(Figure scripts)
▶
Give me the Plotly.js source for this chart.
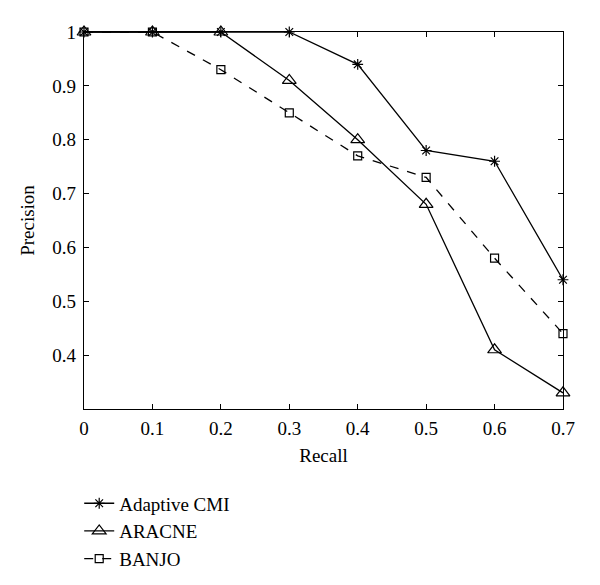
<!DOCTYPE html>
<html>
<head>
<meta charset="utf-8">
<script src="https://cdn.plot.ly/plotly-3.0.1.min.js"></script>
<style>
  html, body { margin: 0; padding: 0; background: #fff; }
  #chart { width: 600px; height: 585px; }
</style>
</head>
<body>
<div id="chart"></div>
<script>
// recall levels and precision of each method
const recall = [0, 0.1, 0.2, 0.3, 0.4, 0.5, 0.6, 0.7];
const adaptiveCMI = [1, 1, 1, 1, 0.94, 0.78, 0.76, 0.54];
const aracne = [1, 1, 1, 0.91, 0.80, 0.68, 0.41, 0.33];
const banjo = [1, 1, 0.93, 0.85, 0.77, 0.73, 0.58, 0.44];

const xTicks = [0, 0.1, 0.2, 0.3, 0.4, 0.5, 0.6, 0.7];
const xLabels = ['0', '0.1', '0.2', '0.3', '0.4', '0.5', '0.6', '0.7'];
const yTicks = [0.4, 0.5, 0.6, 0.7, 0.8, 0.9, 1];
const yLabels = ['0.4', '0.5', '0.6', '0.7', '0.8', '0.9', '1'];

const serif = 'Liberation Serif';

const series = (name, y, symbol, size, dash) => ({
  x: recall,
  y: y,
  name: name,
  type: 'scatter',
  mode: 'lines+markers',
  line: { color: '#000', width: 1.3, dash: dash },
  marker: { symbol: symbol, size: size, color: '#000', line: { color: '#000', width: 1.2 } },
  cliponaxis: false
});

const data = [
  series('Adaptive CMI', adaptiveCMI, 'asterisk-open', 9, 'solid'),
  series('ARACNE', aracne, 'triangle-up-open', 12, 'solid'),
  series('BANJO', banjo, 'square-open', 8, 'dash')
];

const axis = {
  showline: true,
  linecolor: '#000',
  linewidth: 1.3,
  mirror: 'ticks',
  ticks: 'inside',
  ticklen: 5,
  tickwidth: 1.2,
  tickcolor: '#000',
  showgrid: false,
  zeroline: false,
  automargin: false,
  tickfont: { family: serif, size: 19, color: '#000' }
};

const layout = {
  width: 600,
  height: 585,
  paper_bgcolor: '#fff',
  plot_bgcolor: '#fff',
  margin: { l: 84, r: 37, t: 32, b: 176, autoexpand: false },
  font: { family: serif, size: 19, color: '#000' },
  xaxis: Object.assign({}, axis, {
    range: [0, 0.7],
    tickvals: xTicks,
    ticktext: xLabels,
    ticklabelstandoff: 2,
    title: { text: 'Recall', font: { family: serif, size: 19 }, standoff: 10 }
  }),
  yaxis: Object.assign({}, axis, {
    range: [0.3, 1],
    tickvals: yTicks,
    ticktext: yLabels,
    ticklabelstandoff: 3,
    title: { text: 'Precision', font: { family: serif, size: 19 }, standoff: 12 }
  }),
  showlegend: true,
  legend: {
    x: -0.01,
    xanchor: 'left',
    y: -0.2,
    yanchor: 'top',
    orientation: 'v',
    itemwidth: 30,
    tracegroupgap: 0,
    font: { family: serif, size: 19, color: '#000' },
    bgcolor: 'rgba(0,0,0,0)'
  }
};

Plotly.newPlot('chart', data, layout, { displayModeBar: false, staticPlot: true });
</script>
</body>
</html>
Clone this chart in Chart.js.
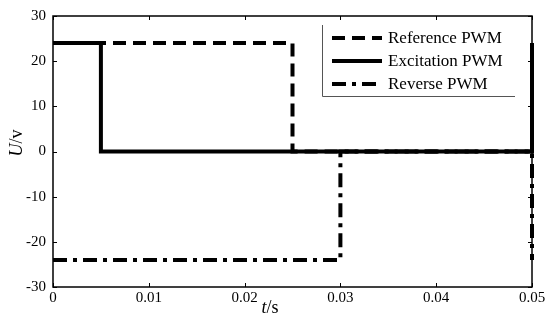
◀
*Directions*.
Transcribe the listing in full and omit the pictures.

*Exercise solution*.
Give me the Plotly.js source for this chart.
<!DOCTYPE html>
<html>
<head>
<meta charset="utf-8">
<script src="https://cdn.plot.ly/plotly-3.0.1.min.js"></script>
<style>
  html, body { margin: 0; padding: 0; background: #fff; }
  #chart { width: 600px; height: 585px; }
</style>
</head>
<body>
<div id="chart"></div>
<script>
// recall levels and precision of each method
const recall = [0, 0.1, 0.2, 0.3, 0.4, 0.5, 0.6, 0.7];
const adaptiveCMI = [1, 1, 1, 1, 0.94, 0.78, 0.76, 0.54];
const aracne = [1, 1, 1, 0.91, 0.80, 0.68, 0.41, 0.33];
const banjo = [1, 1, 0.93, 0.85, 0.77, 0.73, 0.58, 0.44];

const xTicks = [0, 0.1, 0.2, 0.3, 0.4, 0.5, 0.6, 0.7];
const xLabels = ['0', '0.1', '0.2', '0.3', '0.4', '0.5', '0.6', '0.7'];
const yTicks = [0.4, 0.5, 0.6, 0.7, 0.8, 0.9, 1];
const yLabels = ['0.4', '0.5', '0.6', '0.7', '0.8', '0.9', '1'];

const serif = 'Liberation Serif';

const series = (name, y, symbol, size, dash) => ({
  x: recall,
  y: y,
  name: name,
  type: 'scatter',
  mode: 'lines+markers',
  line: { color: '#000', width: 1.3, dash: dash },
  marker: { symbol: symbol, size: size, color: '#000', line: { color: '#000', width: 1.2 } },
  cliponaxis: false
});

const data = [
  series('Adaptive CMI', adaptiveCMI, 'asterisk-open', 9, 'solid'),
  series('ARACNE', aracne, 'triangle-up-open', 12, 'solid'),
  series('BANJO', banjo, 'square-open', 8, 'dash')
];

const axis = {
  showline: true,
  linecolor: '#000',
  linewidth: 1.3,
  mirror: 'ticks',
  ticks: 'inside',
  ticklen: 5,
  tickwidth: 1.2,
  tickcolor: '#000',
  showgrid: false,
  zeroline: false,
  automargin: false,
  tickfont: { family: serif, size: 19, color: '#000' }
};

const layout = {
  width: 600,
  height: 585,
  paper_bgcolor: '#fff',
  plot_bgcolor: '#fff',
  margin: { l: 84, r: 37, t: 32, b: 176, autoexpand: false },
  font: { family: serif, size: 19, color: '#000' },
  xaxis: Object.assign({}, axis, {
    range: [0, 0.7],
    tickvals: xTicks,
    ticktext: xLabels,
    ticklabelstandoff: 2,
    title: { text: 'Recall', font: { family: serif, size: 19 }, standoff: 10 }
  }),
  yaxis: Object.assign({}, axis, {
    range: [0.3, 1],
    tickvals: yTicks,
    ticktext: yLabels,
    ticklabelstandoff: 3,
    title: { text: 'Precision', font: { family: serif, size: 19 }, standoff: 12 }
  }),
  showlegend: true,
  legend: {
    x: -0.01,
    xanchor: 'left',
    y: -0.2,
    yanchor: 'top',
    orientation: 'v',
    itemwidth: 30,
    tracegroupgap: 0,
    font: { family: serif, size: 19, color: '#000' },
    bgcolor: 'rgba(0,0,0,0)'
  }
};

Plotly.newPlot('chart', data, layout, { displayModeBar: false, staticPlot: true });
</script>
</body>
</html>
Clone this chart in Chart.js.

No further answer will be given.